Growers will cross-breed for different genetic traits. A seed from a large pale pumpkin might be crossed with one from a lighter but more orange one. And you always look out for strains that are more resistant to fungi.
After his victory in Topsfield, Jutras expects other seeds from the 998 Pukas to fetch up to a $1,000 each. They could go for even more. Not many of the 220 seeds from that pumpkin are still available, Jutras has heard.
Pumpkins aren’t the Scituate resident’s only horticultural hobby. Peach and apple trees are in his front yard and in the backyard is an approximately 15-foot-tall arbor for growing long gourds, whose fruit drops from the roof long, straight and thin. Jutras holds the world record for the longest (10 feet, six and a half inches) ever grown. He kept it, surgically removing the seeds, gluing the cut closed and then drying it out in his basement.
But it is pumpkin titles that Jutras really wants to win. His season started in late April, when he put seeds in peat moss pots and kept them heated to 85 to 90 degrees. Once the third leaf sprouted from the shoots, Jutras could plant them in the ground. The third leaf is crucial because the vine will grow in the opposite direction from that leaf, and direction is vital to properly placing the vine.
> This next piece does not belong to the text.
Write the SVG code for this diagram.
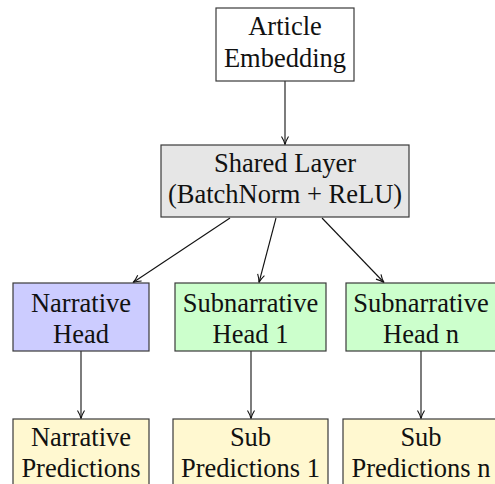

Each vine will have about 700 square feet of garden to grow in. They will be planted at one end of the section and the main vine will be directed straight ahead about 30 feet. Any length after that will be cut off, so as not to waste growing resources. Side vines will be allowed to run out for about 12 feet on either side, creating what Jutras called the Christmas tree layout.
In early July, Jutras took a male flower from one vine and rubbed it in the female flower of another at three or four spots on the vine, then watched to see which of the resulting fruit showed the most promise. Two weeks after that, the winner was chosen and the other fruits were cut off. From then on, all the plant’s fruit-growing effort was channeled into one pumpkin.
If the weather is sunny and hot, giant pumpkins can grow as much as 35 or more pounds a day, Jutras said.
Jutras cares for his pumpkins as if they were pets. They have to be tended, weeded, watered and fed. On cold nights, he’ll put blankets on them. If they’ve been cut, from the vines, he’ll protect them from too much sun with a tent. Mouse traps are set around them to keep rodents from boring into their sides.
They are fed a special, organic compost soup of various natural bacteria, worm casings and a dash of rabbit manure. Jutras swears he can see a difference the next day.
“The next day, the leaves are all waxy,” he said, smiling. “Those leaves are loving that stuff.”
“It’s his baby, don’t let him kid you,” Jutras’ wife Susan said.
“It’s a fine line between pushing the thing too far or not enough,” he said. “If you’re not careful, you’ll just blow them up.”